═════ Recorded information ═════
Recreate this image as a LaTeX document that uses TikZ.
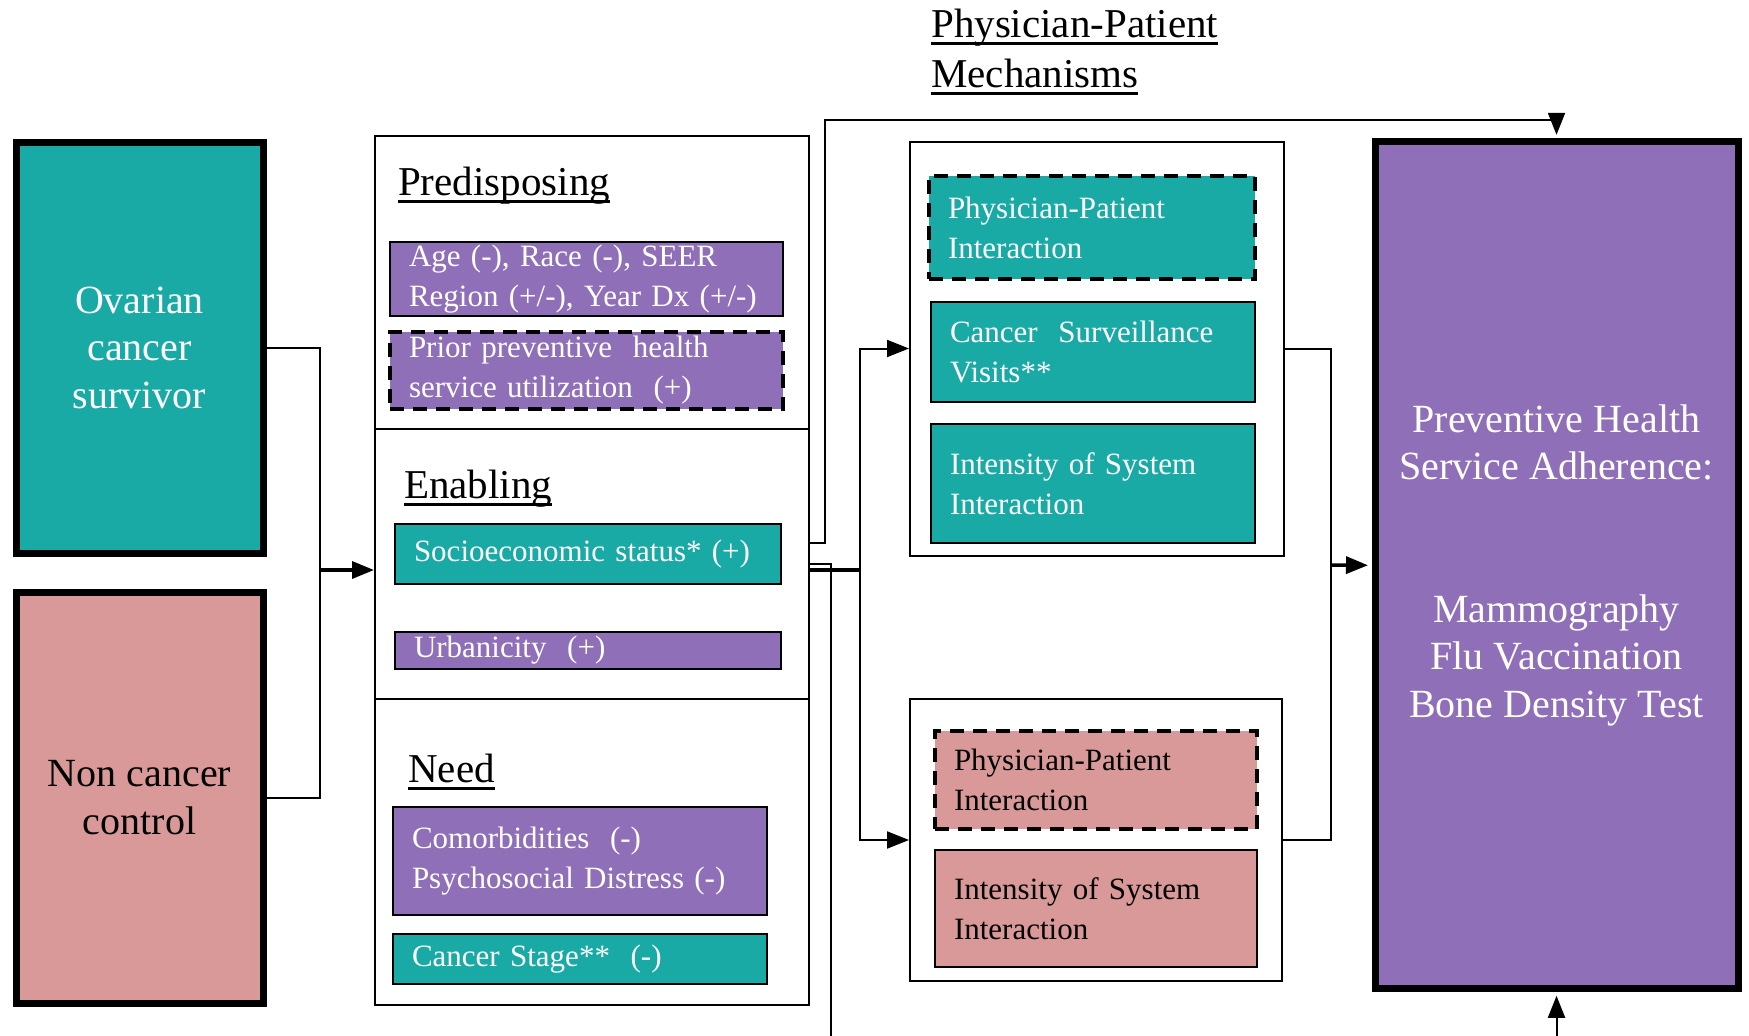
\documentclass[tikz,border=0pt]{standalone}
\usepackage{fontspec}
\setmainfont{Liberation Serif}
\usetikzlibrary{arrows.meta}
\newsavebox{\ulsave}
\newcommand{\ulbox}[1]{\sbox{\ulsave}{#1}\rlap{\rule[-7.5pt]{\wd\ulsave}{2.5pt}}\usebox{\ulsave}}

\begin{document}
\begin{tikzpicture}[x=1pt, y=-1pt, >={Triangle[length=22pt,width=17pt]},
    bigbox/.style={draw, line width=7pt, minimum width=247pt, minimum height=411pt,
        inner sep=0pt, align=center, font=\fontsize{40}{47.5}\selectfont},
    groupbox/.style={draw, line width=2pt, minimum width=434pt, inner sep=0pt},
    mechbox/.style={draw, line width=2pt, inner sep=0pt},
    itembox/.style={draw, line width=2.5pt, align=left, inner xsep=19pt, inner ysep=0pt,
        text=white, font=\fontsize{31}{40}\selectfont},
    dashbox/.style={itembox, line width=4pt, dash pattern=on 14pt off 9pt},
    heading/.style={anchor=base west, inner sep=0pt, align=left, font=\fontsize{41}{50}\selectfont},
    link/.style={line width=2pt},
    thicklink/.style={line width=3.5pt}]
        % Farben
        \definecolor{ciTeal}{HTML}{1AAAA6}
        \definecolor{ciPurple}{HTML}{8F6FB8}
        \definecolor{ciPink}{HTML}{DA9999}

        \useasboundingbox (0,0) rectangle (1749,1036);

        % Gruppen
        \node[bigbox, fill=ciTeal, text=white] (ovarian) at (139.5,347.5) {Ovarian\\cancer\\survivor};
        \node[bigbox, fill=ciPink] (noncancer) at (139.5,797.5) {Non cancer\\control};

        \foreach \n/\y/\h in {pred/282.5/293, enab/564/270, need/852/306}
            \node[groupbox, minimum height=\h pt] (\n) at (592,\y) {};

        \node[heading] (predh) at (398,195) {\ulbox{Predisposing}};
        \node[heading] (enabh) at (404,498) {\ulbox{Enabling}};
        \node[heading] (needh) at (408,782) {\ulbox{Need}};

        % Faktoren
        \node[itembox, fill=ciPurple, text width=355pt, minimum height=74pt] (age) at (586.5,279)
            {Age (-), Race (-), SEER\\Region (+/-), Year Dx (+/-)};
        \node[dashbox, fill=ciPurple, text width=355pt, minimum height=77pt] (prior) at (586.5,370.5)
            {Prior preventive\ \ health\\service utilization\ \ (+)};
        \node[itembox, fill=ciTeal, text width=348pt, minimum height=60pt] (ses) at (588,554)
            {Socioeconomic status* (+)};
        \node[itembox, fill=ciPurple, text width=348pt, minimum height=37pt] (urban) at (588,650.5)
            {Urbanicity\ \ (+)};
        \node[itembox, fill=ciPurple, text width=336pt, minimum height=108pt] (comorb) at (580,861)
            {Comorbidities\ \ (-)\\Psychosocial Distress (-)};
        \node[itembox, fill=ciTeal, text width=336pt, minimum height=50pt] (stage) at (580,959)
            {Cancer Stage**\ \ (-)};

        % Mechanismen
        \node[heading] (mechtitle) at (931,87) {\ulbox{Physician-Patient}\\\ulbox{Mechanisms}};
        \node[mechbox, minimum width=374pt, minimum height=414pt] (mechtop) at (1097,348.5) {};
        \node[mechbox, minimum width=372pt, minimum height=282pt] (mechbot) at (1096,840) {};

        \node[dashbox, fill=ciTeal, text width=288pt, minimum height=103pt] (ppteal) at (1092,227.5)
            {Physician-Patient\\Interaction};
        \node[itembox, fill=ciTeal, text width=286pt, minimum height=100pt] (surv) at (1093,352)
            {Cancer\ \ Surveillance\\Visits**};
        \node[itembox, fill=ciTeal, text width=286pt, minimum height=119pt] (intteal) at (1093,483.5)
            {Intensity of System\\Interaction};
        \node[dashbox, fill=ciPink, text=black, text width=284pt, minimum height=98pt] (pppink) at (1096,780)
            {Physician-Patient\\Interaction};
        \node[itembox, fill=ciPink, text=black, text width=284pt, minimum height=117pt] (intpink) at (1096,908.5)
            {Intensity of System\\Interaction};

        % Ergebnis
        \node[bigbox, fill=ciPurple, text=white, minimum width=363pt, minimum height=847pt] (outcome) at (1556.5,565.3)
            {Preventive Health\\Service Adherence:\\[95pt]Mammography\\Flu Vaccination\\Bone Density Test};

        % Verbindungen
        \coordinate (join) at (320,570);
        \coordinate (overA) at (825,120);
        \coordinate (downB) at (831,1040);
        \coordinate (fork) at (860,570);
        \coordinate (merge) at (1331,565);
        \coordinate (fromBelow) at (1556.5,1040);

        \draw[link] (ovarian.east) -| (join);
        \draw[link] (noncancer.east) -| (join);
        \draw[thicklink, ->] (join) -- (join -| enab.west);

        \draw[link, ->, shorten >=3.5pt] ([yshift=21pt]enab.east) -| (overA) -| (outcome.north);
        \draw[link] (enab.east) -| (downB);
        \draw[thicklink] ([yshift=-6pt]enab.east) -- (fork);
        \draw[link, ->] (fork) |- (mechtop.west);
        \draw[link, ->] (fork) |- (mechbot.west);

        \draw[link] (mechtop.east) -| (merge);
        \draw[link] (mechbot.east) -| (merge);
        \draw[thicklink, ->, shorten >=3.5pt] (merge) -- (outcome.west);
        \draw[link, ->, shorten >=3.5pt] (fromBelow) -- (outcome.south);
\end{tikzpicture}
\end{document}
═════
**Exercise prompt**:
Return each line from the material above exactly, but not the pictures.

**Exercise output**:
Recreate this image as a LaTeX document that uses TikZ.
\documentclass[tikz,border=0pt]{standalone}
\usepackage{fontspec}
\setmainfont{Liberation Serif}
\usetikzlibrary{arrows.meta}
\newsavebox{\ulsave}
\newcommand{\ulbox}[1]{\sbox{\ulsave}{#1}\rlap{\rule[-7.5pt]{\wd\ulsave}{2.5pt}}\usebox{\ulsave}}

\begin{document}
\begin{tikzpicture}[x=1pt, y=-1pt, >={Triangle[length=22pt,width=17pt]},
    bigbox/.style={draw, line width=7pt, minimum width=247pt, minimum height=411pt,
        inner sep=0pt, align=center, font=\fontsize{40}{47.5}\selectfont},
    groupbox/.style={draw, line width=2pt, minimum width=434pt, inner sep=0pt},
    mechbox/.style={draw, line width=2pt, inner sep=0pt},
    itembox/.style={draw, line width=2.5pt, align=left, inner xsep=19pt, inner ysep=0pt,
        text=white, font=\fontsize{31}{40}\selectfont},
    dashbox/.style={itembox, line width=4pt, dash pattern=on 14pt off 9pt},
    heading/.style={anchor=base west, inner sep=0pt, align=left, font=\fontsize{41}{50}\selectfont},
    link/.style={line width=2pt},
    thicklink/.style={line width=3.5pt}]
        % Farben
        \definecolor{ciTeal}{HTML}{1AAAA6}
        \definecolor{ciPurple}{HTML}{8F6FB8}
        \definecolor{ciPink}{HTML}{DA9999}

        \useasboundingbox (0,0) rectangle (1749,1036);

        % Gruppen
        \node[bigbox, fill=ciTeal, text=white] (ovarian) at (139.5,347.5) {Ovarian\\cancer\\survivor};
        \node[bigbox, fill=ciPink] (noncancer) at (139.5,797.5) {Non cancer\\control};

        \foreach \n/\y/\h in {pred/282.5/293, enab/564/270, need/852/306}
            \node[groupbox, minimum height=\h pt] (\n) at (592,\y) {};

        \node[heading] (predh) at (398,195) {\ulbox{Predisposing}};
        \node[heading] (enabh) at (404,498) {\ulbox{Enabling}};
        \node[heading] (needh) at (408,782) {\ulbox{Need}};

        % Faktoren
        \node[itembox, fill=ciPurple, text width=355pt, minimum height=74pt] (age) at (586.5,279)
            {Age (-), Race (-), SEER\\Region (+/-), Year Dx (+/-)};
        \node[dashbox, fill=ciPurple, text width=355pt, minimum height=77pt] (prior) at (586.5,370.5)
            {Prior preventive\ \ health\\service utilization\ \ (+)};
        \node[itembox, fill=ciTeal, text width=348pt, minimum height=60pt] (ses) at (588,554)
            {Socioeconomic status* (+)};
        \node[itembox, fill=ciPurple, text width=348pt, minimum height=37pt] (urban) at (588,650.5)
            {Urbanicity\ \ (+)};
        \node[itembox, fill=ciPurple, text width=336pt, minimum height=108pt] (comorb) at (580,861)
            {Comorbidities\ \ (-)\\Psychosocial Distress (-)};
        \node[itembox, fill=ciTeal, text width=336pt, minimum height=50pt] (stage) at (580,959)
            {Cancer Stage**\ \ (-)};

        % Mechanismen
        \node[heading] (mechtitle) at (931,87) {\ulbox{Physician-Patient}\\\ulbox{Mechanisms}};
        \node[mechbox, minimum width=374pt, minimum height=414pt] (mechtop) at (1097,348.5) {};
        \node[mechbox, minimum width=372pt, minimum height=282pt] (mechbot) at (1096,840) {};

        \node[dashbox, fill=ciTeal, text width=288pt, minimum height=103pt] (ppteal) at (1092,227.5)
            {Physician-Patient\\Interaction};
        \node[itembox, fill=ciTeal, text width=286pt, minimum height=100pt] (surv) at (1093,352)
            {Cancer\ \ Surveillance\\Visits**};
        \node[itembox, fill=ciTeal, text width=286pt, minimum height=119pt] (intteal) at (1093,483.5)
            {Intensity of System\\Interaction};
        \node[dashbox, fill=ciPink, text=black, text width=284pt, minimum height=98pt] (pppink) at (1096,780)
            {Physician-Patient\\Interaction};
        \node[itembox, fill=ciPink, text=black, text width=284pt, minimum height=117pt] (intpink) at (1096,908.5)
            {Intensity of System\\Interaction};

        % Ergebnis
        \node[bigbox, fill=ciPurple, text=white, minimum width=363pt, minimum height=847pt] (outcome) at (1556.5,565.3)
            {Preventive Health\\Service Adherence:\\[95pt]Mammography\\Flu Vaccination\\Bone Density Test};

        % Verbindungen
        \coordinate (join) at (320,570);
        \coordinate (overA) at (825,120);
        \coordinate (downB) at (831,1040);
        \coordinate (fork) at (860,570);
        \coordinate (merge) at (1331,565);
        \coordinate (fromBelow) at (1556.5,1040);

        \draw[link] (ovarian.east) -| (join);
        \draw[link] (noncancer.east) -| (join);
        \draw[thicklink, ->] (join) -- (join -| enab.west);

        \draw[link, ->, shorten >=3.5pt] ([yshift=21pt]enab.east) -| (overA) -| (outcome.north);
        \draw[link] (enab.east) -| (downB);
        \draw[thicklink] ([yshift=-6pt]enab.east) -- (fork);
        \draw[link, ->] (fork) |- (mechtop.west);
        \draw[link, ->] (fork) |- (mechbot.west);

        \draw[link] (mechtop.east) -| (merge);
        \draw[link] (mechbot.east) -| (merge);
        \draw[thicklink, ->, shorten >=3.5pt] (merge) -- (outcome.west);
        \draw[link, ->, shorten >=3.5pt] (fromBelow) -- (outcome.south);
\end{tikzpicture}
\end{document}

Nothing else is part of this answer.